Multi-Modal Video Feature Extraction for Popularity Prediction
Haixu Liu, Wenning Wang, Haoxiang Zheng, Penghao Jiang, Qirui Wang, Ruiqing Yan, Qiuzhuang Sun
TL;DR
This work tackles the prediction of short-video popularity by leveraging a diverse set of modalities, including multiple video feature backbones and text-derived representations from caption-driven prompts. The authors combine four video-feature vectors (TimeSformer, ViViT, VideoMAE, X-CLIP) with two text-derived vectors produced by caption-based models (LLaVA-NeXT and InternVideo2) encoded via BERT, and fuse these with engineered tabular features. Four metric-specific neural networks are trained alongside an XGBoost model, with their predictions averaged to yield final estimates for four engagement metrics, evaluated by mean absolute percentage error (MAPE).
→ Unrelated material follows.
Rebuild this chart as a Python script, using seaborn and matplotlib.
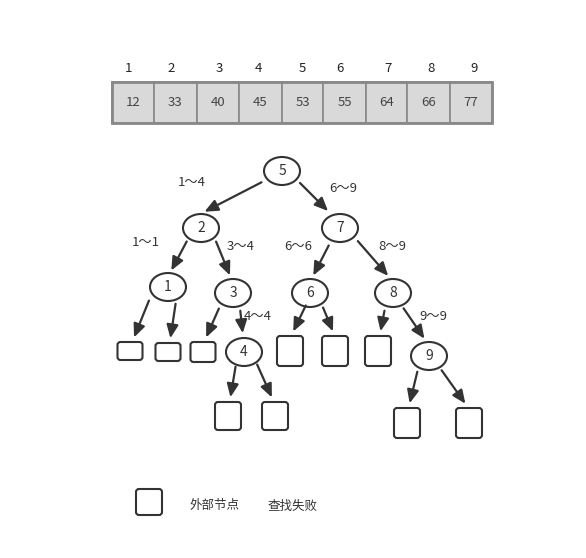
import matplotlib.pyplot as plt
import seaborn as sns
from matplotlib.patches import Ellipse, FancyBboxPatch, Rectangle

sns.set_style("white")
plt.rcParams['font.family'] = ['Noto Sans CJK SC', 'DejaVu Sans']

indices = [1, 2, 3, 4, 5, 6, 7, 8, 9]
values = [12, 33, 40, 45, 53, 55, 64, 66, 77]
cell_edges = [112, 154, 197, 239, 282, 323, 366, 407, 450, 492]
index_x = [128, 171, 219, 258, 302, 340, 388, 431, 474]

node_names = ['5', '2', '7', '1', '3', '6', '8', '4', '9']
node_pos = [(282, 171), (201, 228), (340, 228), (168, 287), (233, 293),
            (310, 293), (393, 293), (244, 352), (429, 356)]
# external nodes: center, width, height
leaves = [((130, 351), 25, 18), ((168, 352), 25, 18), ((203, 352), 25, 20),
          ((228, 416), 26, 28), ((275, 416), 26, 28),
          ((290, 351), 26, 30), ((335, 351), 26, 30), ((378, 351), 26, 30),
          ((407, 423), 26, 30), ((469, 423), 26, 30)]
# edges: (start, end) in pixels
edges = [((264, 181), (202, 213)), ((298, 181), (330, 213)),
         ((188, 239), (170, 273)), ((215, 239), (231, 278)),
         ((330, 243), (312, 278)), ((356, 239), (390, 278)),
         ((150, 298), (133, 340)), ((176, 301), (170, 341)),
         ((220, 306), (205, 340)), ((240, 308), (243, 336)),
         ((307, 303), (292, 334)), ((322, 305), (334, 334)),
         ((385, 308), (380, 334)), ((402, 306), (426, 341)),
         ((236, 364), (230, 400)), ((256, 362), (273, 400)),
         ((418, 369), (409, 406)), ((440, 368), (467, 406))]
range_labels = ['1～4', '6～9', '1～1', '3～4', '6～6', '8～9', '4～4', '9～9']
range_pos = [(192, 183), (343, 189), (146, 242), (241, 247), (298, 247),
             (392, 247), (258, 317), (433, 317)]
legend_text = ['外部节点', '查找失败']

fig = plt.figure(figsize=(5.86, 5.58), dpi=100)
ax = fig.add_axes([0, 0, 1, 1])
ax.set_xlim(0, 586)
ax.set_ylim(558, 0)
ax.axis('off')

ink = '#333333'
for i in range(9):
    x0, x1 = cell_edges[i], cell_edges[i + 1]
    ax.add_patch(Rectangle((x0, 82), x1 - x0, 41, facecolor='#d9d9d9',
                           edgecolor='#888888', lw=1.2))
    ax.text((x0 + x1) / 2, 103, str(values[i]), ha='center', va='center',
            fontsize=9.5, color='#444444')
    ax.text(index_x[i], 68, str(indices[i]), ha='center', va='center',
            fontsize=9.5, color='#222222')
ax.add_patch(Rectangle((112, 82), 380, 41, fill=False, edgecolor='#888888', lw=2))

for (s, e) in edges:
    ax.annotate('', xy=e, xytext=s,
                arrowprops=dict(arrowstyle='-|>,head_length=0.8,head_width=0.35',
                                color=ink, lw=1.6))

for name, (x, y) in zip(node_names, node_pos):
    ax.add_patch(Ellipse((x, y), 36, 28, facecolor='white', edgecolor=ink, lw=1.5))
    ax.text(x, y, name, ha='center', va='center', fontsize=10, color='#333333')

for (x, y), w, h in leaves:
    ax.add_patch(FancyBboxPatch((x - w / 2, y - h / 2), w, h,
                                boxstyle='round,pad=0,rounding_size=3',
                                facecolor='white', edgecolor=ink, lw=1.5))

for t, (x, y) in zip(range_labels, range_pos):
    ax.text(x, y, t, ha='center', va='center', fontsize=9.5, color='#333333')

ax.add_patch(FancyBboxPatch((136, 489), 26, 26, boxstyle='round,pad=0,rounding_size=3',
                            facecolor='white', edgecolor=ink, lw=1.5))
ax.text(190, 506, legend_text[0], ha='left', va='center', fontsize=9, color='#333333')
ax.text(268, 506, legend_text[1], ha='left', va='center', fontsize=9, color='#333333')

fig.savefig('out.png', dpi=100)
Key findings include the complementary behavior of neural networks and tree ensembles, the effectiveness of hashtag/mention features and time-based features, and superior performance of X-CLIP for video features, culminating in first-place leaderboard results. The approach offers a practical framework for multimodal popularity prediction with potential applications for content creators and recommendation systems.
Abstract
This work aims to predict the popularity of short videos using the videos themselves and their related features. Popularity is measured by four key engagement metrics: view count, like count, comment count, and share count. This study employs video classification models with different architectures and training methods as backbone networks to extract video modality features. Meanwhile, the cleaned video captions are incorporated into a carefully designed prompt framework, along with the video, as input for video-to-text generation models, which generate detailed text-based video content understanding. These texts are then encoded into vectors using a pre-trained BERT model. Based on the six sets of vectors mentioned above, a neural network is trained for each of the four prediction metrics. Moreover, the study conducts data mining and feature engineering based on the video and tabular data, constructing practical features such as the total frequency of hashtag appearances, the total frequency of mention appearances, video duration, frame count, frame rate, and total time online. Multiple machine learning models are trained, and the most stable model, XGBoost, is selected. Finally, the predictions from the neural network and XGBoost models are averaged to obtain the final result.